Re: RS/RE considered confusing?

At 11:41 AM 9/17/96 +0000, James Clark wrote:
>a. An approch similar to HTML.  In HTML (except in PRE), line
>terminators are just white-space, adjacent white-space is collapsed
>and leading/trailing whitespace in an element is stripped.  The
>interesting thing about this is that if you perform this process it
>doesn't matter whether or not you ignored the REs that SGML said you
>should: you'll end up with the same result.  Well, almost: you'll
>still have the problems with REs getting moved past inclusions and
>PIs.  The main problem with this is how to handle verbatim type
>elements.  Can we live without these?

Only if you want to rule out most technical documents. Even the original
HTML DTD had three different tags for text with significant line endings:
XMP, PRE, and LISTING. Code samples, sample terminal dialogs, etc. all
contain significant line endings as would some notation content.

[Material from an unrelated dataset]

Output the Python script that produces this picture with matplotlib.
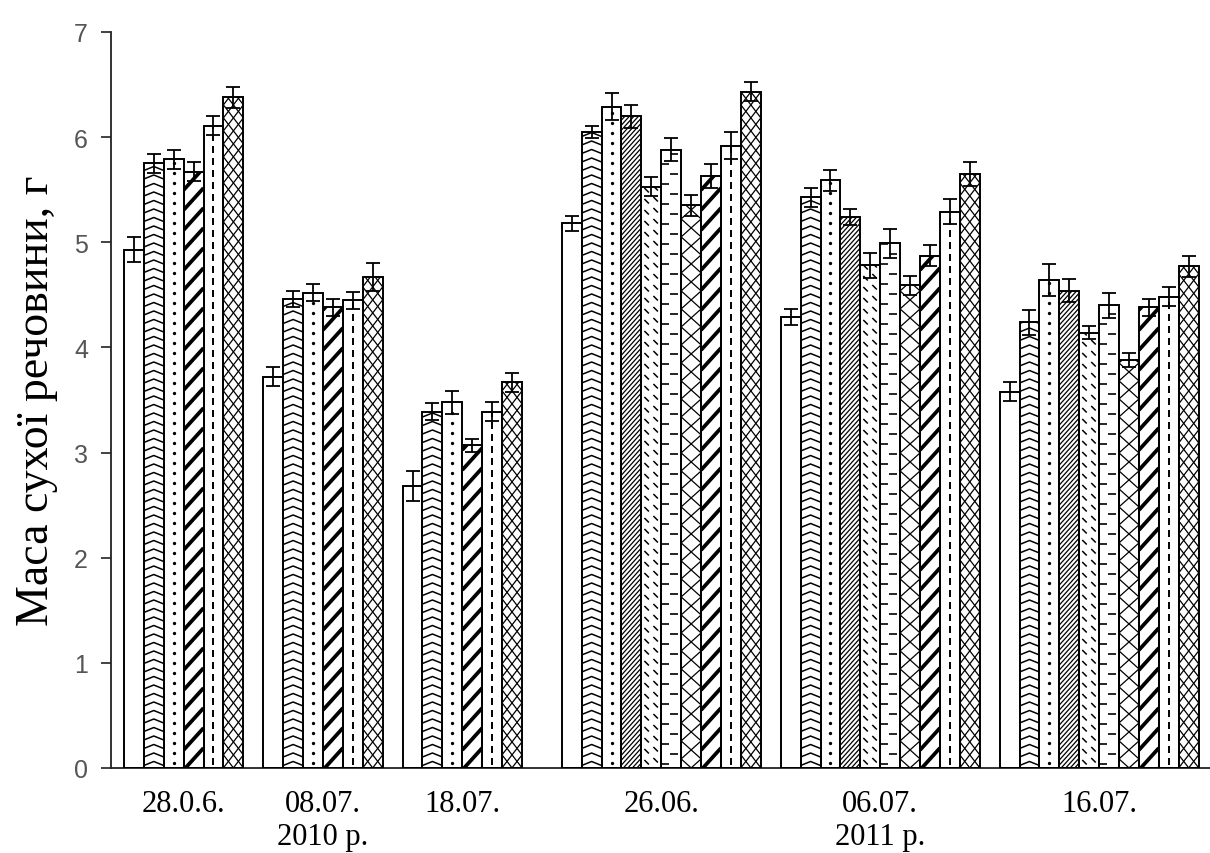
import numpy as np
import matplotlib.pyplot as plt
from matplotlib.collections import LineCollection

plt.rcParams['font.family'] = ['Liberation Sans', 'DejaVu Sans']

dates = ["28.0.6.", "08.07.", "18.07.", "26.06.", "06.07.", "16.07."]
years = ["2010 р.", "2011 р."]

# 2010: six variants per sampling date
mass_2010 = [
    [4.93, 5.75, 5.79, 5.67, 6.11, 6.38],
    [3.72, 4.46, 4.52, 4.38, 4.45, 4.67],
    [2.68, 3.39, 3.48, 3.07, 3.39, 3.67],
]
sd_2010 = [
    [0.12, 0.09, 0.09, 0.09, 0.09, 0.10],
    [0.09, 0.08, 0.08, 0.08, 0.08, 0.13],
    [0.14, 0.08, 0.11, 0.06, 0.09, 0.09],
]

# 2011: ten variants per sampling date
mass_2011 = [
    [5.18, 6.05, 6.29, 6.20, 5.53, 5.88, 5.35, 5.63, 5.92, 6.43],
    [4.29, 5.43, 5.59, 5.24, 4.78, 4.99, 4.59, 4.87, 5.29, 5.65],
    [3.58, 4.24, 4.64, 4.54, 4.14, 4.40, 3.88, 4.38, 4.48, 4.77],
]
sd_2011 = [
    [0.07, 0.06, 0.13, 0.11, 0.09, 0.11, 0.10, 0.11, 0.13, 0.09],
    [0.08, 0.09, 0.10, 0.08, 0.12, 0.14, 0.09, 0.10, 0.12, 0.11],
    [0.09, 0.12, 0.15, 0.11, 0.06, 0.12, 0.07, 0.08, 0.09, 0.10],
]

fills_2010 = ["plain", "wave", "dots", "bold", "dash", "cross"]
fills_2011 = ["plain", "wave", "dots", "fine", "bslash", "comb", "grid",
              "bold", "dash", "cross"]


def pattern(kind, w, h):
    """Line segments and dots (bar-local pixels) for one bar fill."""
    segs, dots = [], []
    if kind == "wave":
        for y in np.arange(-6, h + 6, 8.5):
            segs.append([(0, y), (w / 2, y + 4), (w, y)])
    elif kind == "dots":
        dots = [(w / 2, y) for y in np.arange(5, h - 2, 10)]
    elif kind in ("bold", "fine"):
        step = 20 if kind == "bold" else 5
        rise = 22
        for y in np.arange(-rise, h + step, step):
            segs.append([(0, y), (w, y + rise)])
    elif kind == "dash":
        for y in np.arange(3, h, 12):
            segs.append([(w / 2, y), (w / 2, min(y + 7, h))])
    elif kind in ("cross", "grid"):
        cw, ch = (10, 13) if kind == "cross" else (20, 18)
        half = ch / cw * w / 2
        for c in np.arange(-2 * half, h + 2 * half, ch):
            segs.append([(0, c - half), (w, c + half)])
            segs.append([(0, c + half), (w, c - half)])
    elif kind == "bslash":
        for c in np.arange(0, h + w + 11, 11):
            for x0 in (3, 12):
                segs.append([(x0, c - x0), (x0 + 4.5, c - x0 - 4.5)])
    elif kind == "comb":
        for y in np.arange(4, h, 20):
            segs.append([(0, y), (0.4 * w, y)])
            segs.append([(0.45 * w, y + 10), (0.85 * w, y + 10)])
    return segs, dots


line_widths = {"bold": 2.7, "dash": 1.4, "wave": 1.1, "comb": 1.2, "bslash": 1.1}

fig = plt.figure(figsize=(12.1, 8.54), dpi=100)
ax = fig.add_axes([111 / 1210, 85 / 854, 1099 / 1210, 736 / 854])
ax.set_xlim(-0.65, 54.57)
ax.set_ylim(0, 7)

px_x = ax.transData.transform((1, 0))[0] - ax.transData.transform((0, 0))[0]
px_y = ax.transData.transform((0, 1))[1] - ax.transData.transform((0, 0))[1]

groups = ([(m, s, fills_2010) for m, s in zip(mass_2010, sd_2010)] +
          [(m, s, fills_2011) for m, s in zip(mass_2011, sd_2011)])

centers = []
pos = 0
for gi, (vals, errs, fills) in enumerate(groups):
    if gi == 3:
        pos += 1  # wider gap between the two seasons
    lefts = pos + np.arange(len(vals))
    centers.append(pos + len(vals) / 2)
    pos += len(vals) + 1

    for left, v, kind in zip(lefts, vals, fills):
        rect = ax.bar(left, v, width=1, align='edge', color='white',
                      edgecolor='none', zorder=2)[0]
        segs, dots = pattern(kind, px_x, v * px_y)
        if segs:
            data_segs = [[(left + x / px_x, y / px_y) for x, y in s] for s in segs]
            lc = LineCollection(data_segs, colors='black',
                                linewidths=line_widths.get(kind, 0.9),
                                zorder=2.5, capstyle='butt')
            ax.add_collection(lc)
            lc.set_clip_path(rect)
        if dots:
            xs = [left + x / px_x for x, _ in dots]
            ys = [y / px_y for _, y in dots]
            ln, = ax.plot(xs, ys, 'o', ms=2.4, color='black', mew=0, zorder=2.5)
            ln.set_clip_path(rect)

    ax.bar(lefts, vals, width=1, align='edge', fill=False, edgecolor='black',
           linewidth=1.4, zorder=3)
    ax.errorbar(lefts + 0.5, vals, yerr=errs, fmt='none', ecolor='black',
                elinewidth=1.3, capsize=5, capthick=1.3, zorder=4)

for side in ('top', 'right'):
    ax.spines[side].set_visible(False)
for side in ('left', 'bottom'):
    ax.spines[side].set_linewidth(1.3)
    ax.spines[side].set_color('#222222')

ax.set_yticks(range(8))
ax.tick_params(axis='y', direction='out', length=7.5, width=1.2,
               color='#222222', labelsize=18, labelcolor='#555555', pad=9)
ax.set_xticks(centers, dates, fontsize=22, family='Liberation Serif')
ax.tick_params(axis='x', length=0, pad=15)

for gi, year in zip((1, 4), years):
    ax.text(centers[gi], -0.1035, year, transform=ax.get_xaxis_transform(),
            ha='center', va='baseline', fontsize=22, family='Liberation Serif')

ax.set_ylabel("Маса сухої речовини, г", fontsize=33, family='Liberation Serif',
              va='center')
ax.yaxis.set_label_coords(-0.068, 0.5)

fig.savefig("out.png", dpi=100)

One option would be to say that all content with significant line endings
be put into CDATA entities and given a notation. (We haven't yet touched
on how external entities are going to be handled or what the different types
will be.) The biggest drawback to this is that you force some messy management
onto the author who has to cope with all the little pieces.

Another option would be to force people to create "line" or "line-ending"
elements, e.g.,

  <line>[lots of junk]</line>


  main() {<br></br>         [yecchh, a non-empty element to identify a
  [lots of junk]<br></br>    significant line-break!]

but this forces authors to put a lot of markup around things that they
really should be able to just copy into place.

Robert Streich				streich@slb.com
Schlumberger				voice: 1 512 331 3318
Austin Research				fax:   1 512 331 3760